__Material__:

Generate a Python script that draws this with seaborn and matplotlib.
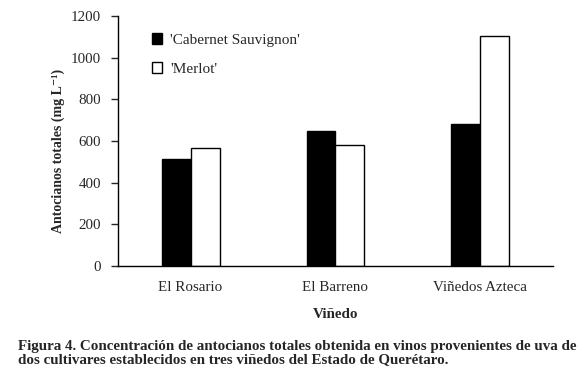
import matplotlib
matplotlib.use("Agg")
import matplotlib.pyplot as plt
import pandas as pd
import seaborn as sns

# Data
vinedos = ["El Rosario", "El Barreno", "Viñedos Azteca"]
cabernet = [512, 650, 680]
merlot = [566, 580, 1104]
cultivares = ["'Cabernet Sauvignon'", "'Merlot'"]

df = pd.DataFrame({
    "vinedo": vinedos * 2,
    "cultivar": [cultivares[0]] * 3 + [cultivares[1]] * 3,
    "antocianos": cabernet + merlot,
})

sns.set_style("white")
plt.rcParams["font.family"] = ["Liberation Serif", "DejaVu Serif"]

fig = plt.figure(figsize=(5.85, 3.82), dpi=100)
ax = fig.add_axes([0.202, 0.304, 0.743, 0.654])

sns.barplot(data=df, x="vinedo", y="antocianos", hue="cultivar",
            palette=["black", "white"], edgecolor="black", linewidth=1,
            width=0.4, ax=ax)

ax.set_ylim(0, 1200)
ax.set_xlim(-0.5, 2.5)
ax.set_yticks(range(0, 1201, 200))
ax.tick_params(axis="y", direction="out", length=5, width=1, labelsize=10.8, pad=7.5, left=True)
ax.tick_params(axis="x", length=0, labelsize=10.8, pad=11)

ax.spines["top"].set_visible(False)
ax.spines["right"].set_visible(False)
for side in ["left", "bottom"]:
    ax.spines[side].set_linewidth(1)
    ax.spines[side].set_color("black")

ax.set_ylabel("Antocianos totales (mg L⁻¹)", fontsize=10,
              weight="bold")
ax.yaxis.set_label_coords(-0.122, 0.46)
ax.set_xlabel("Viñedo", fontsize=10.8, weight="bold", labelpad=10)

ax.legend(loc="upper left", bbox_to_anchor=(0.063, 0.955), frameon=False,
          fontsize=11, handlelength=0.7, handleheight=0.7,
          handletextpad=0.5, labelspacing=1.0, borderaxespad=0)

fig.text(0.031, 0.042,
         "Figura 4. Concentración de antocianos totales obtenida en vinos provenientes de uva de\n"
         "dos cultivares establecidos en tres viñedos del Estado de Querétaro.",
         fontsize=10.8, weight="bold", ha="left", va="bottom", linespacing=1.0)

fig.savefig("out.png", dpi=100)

__What to work on__:
Without the pictures, print the whole listing exactly as given.

__Answer in full__:
Generate a Python script that draws this with seaborn and matplotlib.
import matplotlib
matplotlib.use("Agg")
import matplotlib.pyplot as plt
import pandas as pd
import seaborn as sns

# Data
vinedos = ["El Rosario", "El Barreno", "Viñedos Azteca"]
cabernet = [512, 650, 680]
merlot = [566, 580, 1104]
cultivares = ["'Cabernet Sauvignon'", "'Merlot'"]

df = pd.DataFrame({
    "vinedo": vinedos * 2,
    "cultivar": [cultivares[0]] * 3 + [cultivares[1]] * 3,
    "antocianos": cabernet + merlot,
})

sns.set_style("white")
plt.rcParams["font.family"] = ["Liberation Serif", "DejaVu Serif"]

fig = plt.figure(figsize=(5.85, 3.82), dpi=100)
ax = fig.add_axes([0.202, 0.304, 0.743, 0.654])

sns.barplot(data=df, x="vinedo", y="antocianos", hue="cultivar",
            palette=["black", "white"], edgecolor="black", linewidth=1,
            width=0.4, ax=ax)

ax.set_ylim(0, 1200)
ax.set_xlim(-0.5, 2.5)
ax.set_yticks(range(0, 1201, 200))
ax.tick_params(axis="y", direction="out", length=5, width=1, labelsize=10.8, pad=7.5, left=True)
ax.tick_params(axis="x", length=0, labelsize=10.8, pad=11)

ax.spines["top"].set_visible(False)
ax.spines["right"].set_visible(False)
for side in ["left", "bottom"]:
    ax.spines[side].set_linewidth(1)
    ax.spines[side].set_color("black")

ax.set_ylabel("Antocianos totales (mg L⁻¹)", fontsize=10,
              weight="bold")
ax.yaxis.set_label_coords(-0.122, 0.46)
ax.set_xlabel("Viñedo", fontsize=10.8, weight="bold", labelpad=10)

ax.legend(loc="upper left", bbox_to_anchor=(0.063, 0.955), frameon=False,
          fontsize=11, handlelength=0.7, handleheight=0.7,
          handletextpad=0.5, labelspacing=1.0, borderaxespad=0)

fig.text(0.031, 0.042,
         "Figura 4. Concentración de antocianos totales obtenida en vinos provenientes de uva de\n"
         "dos cultivares establecidos en tres viñedos del Estado de Querétaro.",
         fontsize=10.8, weight="bold", ha="left", va="bottom", linespacing=1.0)

fig.savefig("out.png", dpi=100)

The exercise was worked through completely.